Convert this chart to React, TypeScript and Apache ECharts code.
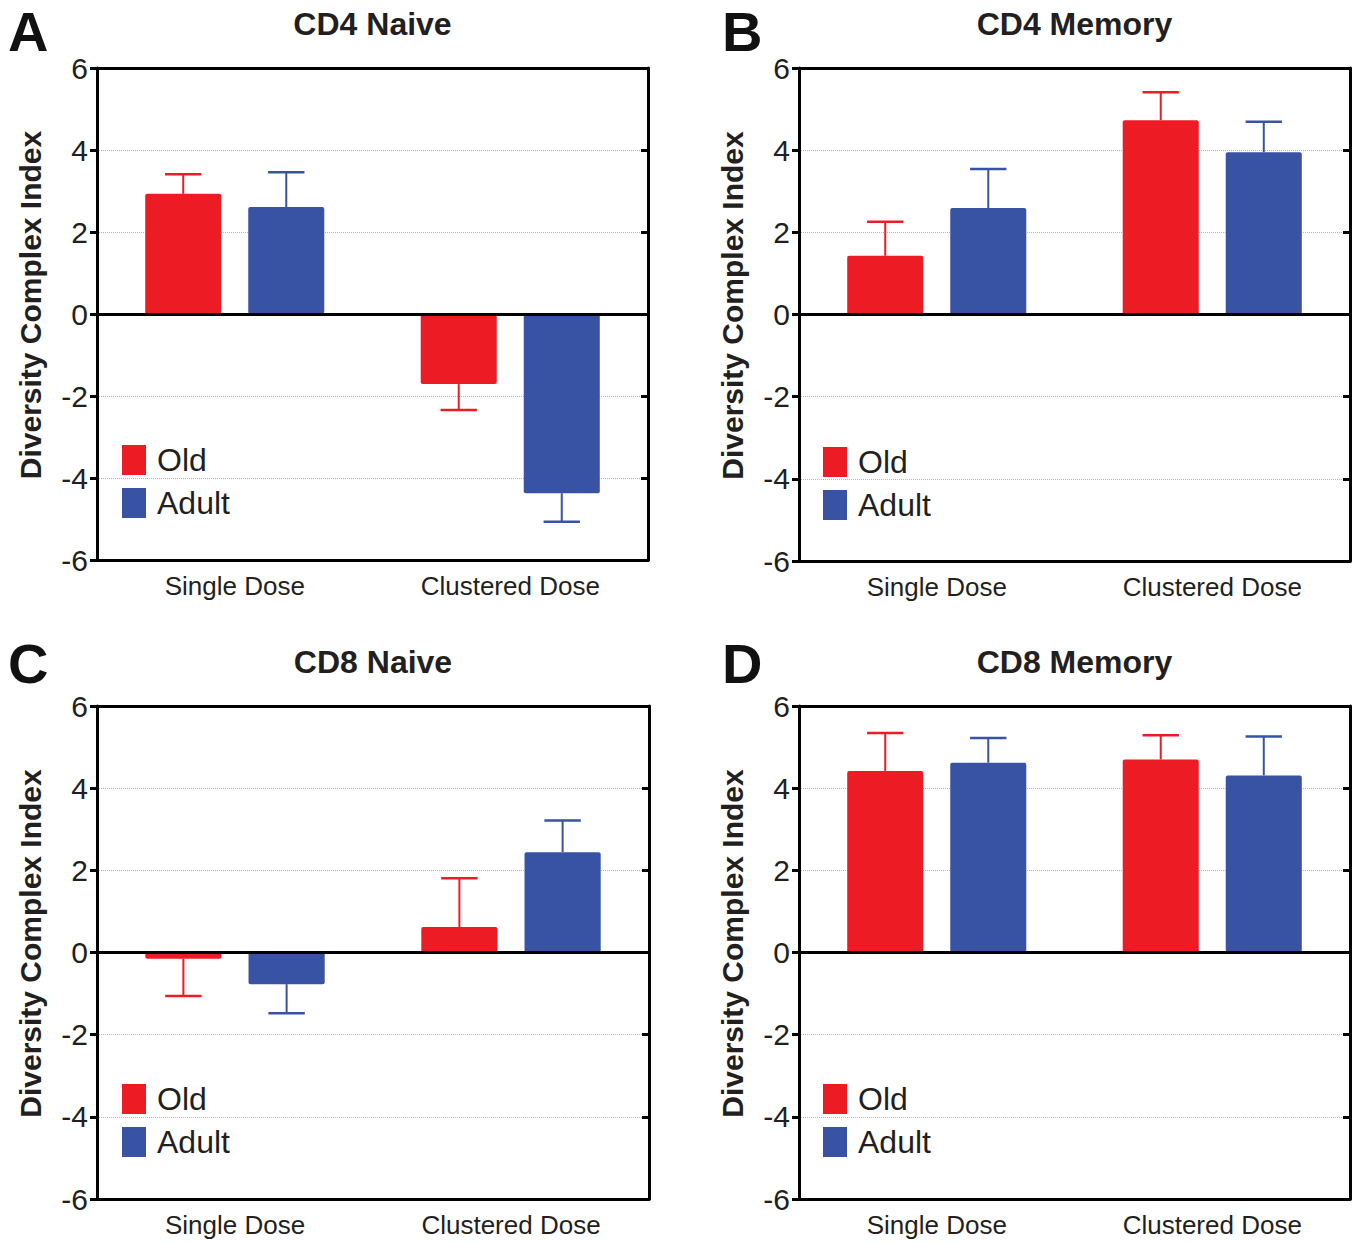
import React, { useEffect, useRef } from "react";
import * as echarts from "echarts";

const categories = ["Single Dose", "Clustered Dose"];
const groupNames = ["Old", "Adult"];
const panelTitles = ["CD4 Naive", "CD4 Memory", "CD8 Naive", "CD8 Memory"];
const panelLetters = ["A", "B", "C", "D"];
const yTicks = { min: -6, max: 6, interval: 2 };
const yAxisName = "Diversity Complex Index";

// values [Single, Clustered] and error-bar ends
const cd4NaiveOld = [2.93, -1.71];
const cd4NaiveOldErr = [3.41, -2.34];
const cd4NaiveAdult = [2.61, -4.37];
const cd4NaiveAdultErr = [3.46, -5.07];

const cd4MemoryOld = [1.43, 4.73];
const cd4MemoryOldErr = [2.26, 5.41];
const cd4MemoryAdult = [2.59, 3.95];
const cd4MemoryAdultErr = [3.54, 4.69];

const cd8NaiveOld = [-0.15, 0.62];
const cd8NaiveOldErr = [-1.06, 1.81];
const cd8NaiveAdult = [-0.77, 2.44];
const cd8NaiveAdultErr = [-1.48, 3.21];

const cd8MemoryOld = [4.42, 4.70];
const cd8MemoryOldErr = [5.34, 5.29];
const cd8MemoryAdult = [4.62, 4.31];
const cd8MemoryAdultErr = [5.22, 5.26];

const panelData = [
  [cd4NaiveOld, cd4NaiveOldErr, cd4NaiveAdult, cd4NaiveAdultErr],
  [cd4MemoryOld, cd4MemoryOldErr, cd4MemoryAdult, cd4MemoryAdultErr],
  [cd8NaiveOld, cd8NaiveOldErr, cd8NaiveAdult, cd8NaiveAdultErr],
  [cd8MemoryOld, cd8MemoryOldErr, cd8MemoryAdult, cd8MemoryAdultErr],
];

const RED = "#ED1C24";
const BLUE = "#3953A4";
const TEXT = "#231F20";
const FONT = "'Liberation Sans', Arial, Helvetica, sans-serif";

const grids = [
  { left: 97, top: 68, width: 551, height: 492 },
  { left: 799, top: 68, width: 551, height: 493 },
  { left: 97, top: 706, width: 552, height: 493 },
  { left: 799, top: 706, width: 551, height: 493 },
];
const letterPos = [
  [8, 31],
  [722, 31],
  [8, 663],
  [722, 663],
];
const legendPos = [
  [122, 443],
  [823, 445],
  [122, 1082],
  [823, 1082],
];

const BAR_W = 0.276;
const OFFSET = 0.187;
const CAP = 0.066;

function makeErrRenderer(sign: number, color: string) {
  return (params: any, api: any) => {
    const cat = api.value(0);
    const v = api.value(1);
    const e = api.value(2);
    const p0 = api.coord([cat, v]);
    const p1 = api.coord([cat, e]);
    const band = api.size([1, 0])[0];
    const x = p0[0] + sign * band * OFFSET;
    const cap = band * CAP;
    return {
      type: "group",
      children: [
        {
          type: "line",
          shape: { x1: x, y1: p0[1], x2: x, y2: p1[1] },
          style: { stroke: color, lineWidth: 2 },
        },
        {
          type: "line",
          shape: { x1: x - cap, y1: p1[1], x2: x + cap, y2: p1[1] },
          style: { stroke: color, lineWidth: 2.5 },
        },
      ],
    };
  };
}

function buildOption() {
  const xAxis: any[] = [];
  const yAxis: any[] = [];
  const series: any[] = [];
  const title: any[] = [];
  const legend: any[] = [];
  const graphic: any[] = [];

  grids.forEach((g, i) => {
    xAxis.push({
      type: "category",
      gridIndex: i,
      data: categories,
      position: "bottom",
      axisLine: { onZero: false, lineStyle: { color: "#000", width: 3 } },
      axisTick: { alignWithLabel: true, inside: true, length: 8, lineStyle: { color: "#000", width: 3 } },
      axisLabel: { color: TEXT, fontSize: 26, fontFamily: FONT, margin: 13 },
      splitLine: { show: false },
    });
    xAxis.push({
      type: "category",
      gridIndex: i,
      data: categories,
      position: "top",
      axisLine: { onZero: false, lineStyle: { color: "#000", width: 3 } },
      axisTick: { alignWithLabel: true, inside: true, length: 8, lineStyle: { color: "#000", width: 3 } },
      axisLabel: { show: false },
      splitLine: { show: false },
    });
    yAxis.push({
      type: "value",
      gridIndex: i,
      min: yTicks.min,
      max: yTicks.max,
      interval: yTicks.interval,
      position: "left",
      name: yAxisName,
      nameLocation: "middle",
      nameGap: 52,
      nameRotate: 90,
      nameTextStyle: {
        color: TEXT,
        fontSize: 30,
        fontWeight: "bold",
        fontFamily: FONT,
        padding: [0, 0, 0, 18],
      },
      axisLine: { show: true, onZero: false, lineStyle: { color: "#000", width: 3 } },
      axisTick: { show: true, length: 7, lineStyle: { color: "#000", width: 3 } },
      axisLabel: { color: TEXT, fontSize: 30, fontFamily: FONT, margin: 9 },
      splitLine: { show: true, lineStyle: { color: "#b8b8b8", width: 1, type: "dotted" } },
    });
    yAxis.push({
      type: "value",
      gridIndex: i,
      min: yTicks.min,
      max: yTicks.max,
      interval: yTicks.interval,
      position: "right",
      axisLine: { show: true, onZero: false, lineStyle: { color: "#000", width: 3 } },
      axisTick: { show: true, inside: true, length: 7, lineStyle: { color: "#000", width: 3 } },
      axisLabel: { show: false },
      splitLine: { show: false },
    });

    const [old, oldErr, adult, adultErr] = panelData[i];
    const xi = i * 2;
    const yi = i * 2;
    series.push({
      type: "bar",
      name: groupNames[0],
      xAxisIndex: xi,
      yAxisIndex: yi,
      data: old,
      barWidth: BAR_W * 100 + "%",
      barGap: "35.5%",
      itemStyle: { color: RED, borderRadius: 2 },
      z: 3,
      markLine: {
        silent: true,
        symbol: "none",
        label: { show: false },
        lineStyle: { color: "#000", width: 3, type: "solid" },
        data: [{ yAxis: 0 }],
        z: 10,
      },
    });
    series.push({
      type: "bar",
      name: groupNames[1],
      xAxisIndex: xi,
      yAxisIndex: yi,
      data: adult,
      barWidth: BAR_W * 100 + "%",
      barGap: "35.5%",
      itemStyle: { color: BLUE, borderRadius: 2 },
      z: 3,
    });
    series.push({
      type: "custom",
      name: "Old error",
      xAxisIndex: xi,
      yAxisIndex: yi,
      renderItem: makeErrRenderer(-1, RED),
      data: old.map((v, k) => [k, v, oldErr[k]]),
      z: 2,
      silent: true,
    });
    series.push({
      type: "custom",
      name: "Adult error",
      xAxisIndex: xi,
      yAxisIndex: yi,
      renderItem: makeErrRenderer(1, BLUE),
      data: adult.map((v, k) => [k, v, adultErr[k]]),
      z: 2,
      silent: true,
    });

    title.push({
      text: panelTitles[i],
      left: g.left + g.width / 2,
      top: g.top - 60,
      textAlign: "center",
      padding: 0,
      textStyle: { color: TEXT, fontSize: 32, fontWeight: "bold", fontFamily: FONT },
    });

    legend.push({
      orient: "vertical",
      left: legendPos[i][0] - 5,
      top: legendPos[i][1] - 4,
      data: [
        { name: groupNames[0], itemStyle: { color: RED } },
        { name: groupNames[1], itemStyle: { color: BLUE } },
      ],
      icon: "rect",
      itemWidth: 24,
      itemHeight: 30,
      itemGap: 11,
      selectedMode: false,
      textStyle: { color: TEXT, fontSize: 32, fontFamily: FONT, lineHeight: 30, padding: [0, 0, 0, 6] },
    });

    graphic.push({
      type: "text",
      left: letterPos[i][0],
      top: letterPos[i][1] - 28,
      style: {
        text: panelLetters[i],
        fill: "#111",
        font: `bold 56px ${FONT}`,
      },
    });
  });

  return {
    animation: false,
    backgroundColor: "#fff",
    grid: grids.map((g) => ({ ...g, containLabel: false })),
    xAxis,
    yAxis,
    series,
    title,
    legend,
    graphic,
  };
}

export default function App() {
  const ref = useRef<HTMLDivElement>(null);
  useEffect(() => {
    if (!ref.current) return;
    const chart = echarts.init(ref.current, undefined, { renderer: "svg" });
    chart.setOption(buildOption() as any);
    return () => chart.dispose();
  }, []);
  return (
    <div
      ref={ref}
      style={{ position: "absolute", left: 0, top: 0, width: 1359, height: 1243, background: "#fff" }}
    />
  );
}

------------------------------------------------------------------------

Job: Leave out any pictures and return exactly the lines from the beginning of the data through the line with "const cd4NaiveAdultErr = [3.46, -5.07];", inclusive.

The answer:
Convert this chart to React, TypeScript and Apache ECharts code.
import React, { useEffect, useRef } from "react";
import * as echarts from "echarts";

const categories = ["Single Dose", "Clustered Dose"];
const groupNames = ["Old", "Adult"];
const panelTitles = ["CD4 Naive", "CD4 Memory", "CD8 Naive", "CD8 Memory"];
const panelLetters = ["A", "B", "C", "D"];
const yTicks = { min: -6, max: 6, interval: 2 };
const yAxisName = "Diversity Complex Index";

// values [Single, Clustered] and error-bar ends
const cd4NaiveOld = [2.93, -1.71];
const cd4NaiveOldErr = [3.41, -2.34];
const cd4NaiveAdult = [2.61, -4.37];
const cd4NaiveAdultErr = [3.46, -5.07];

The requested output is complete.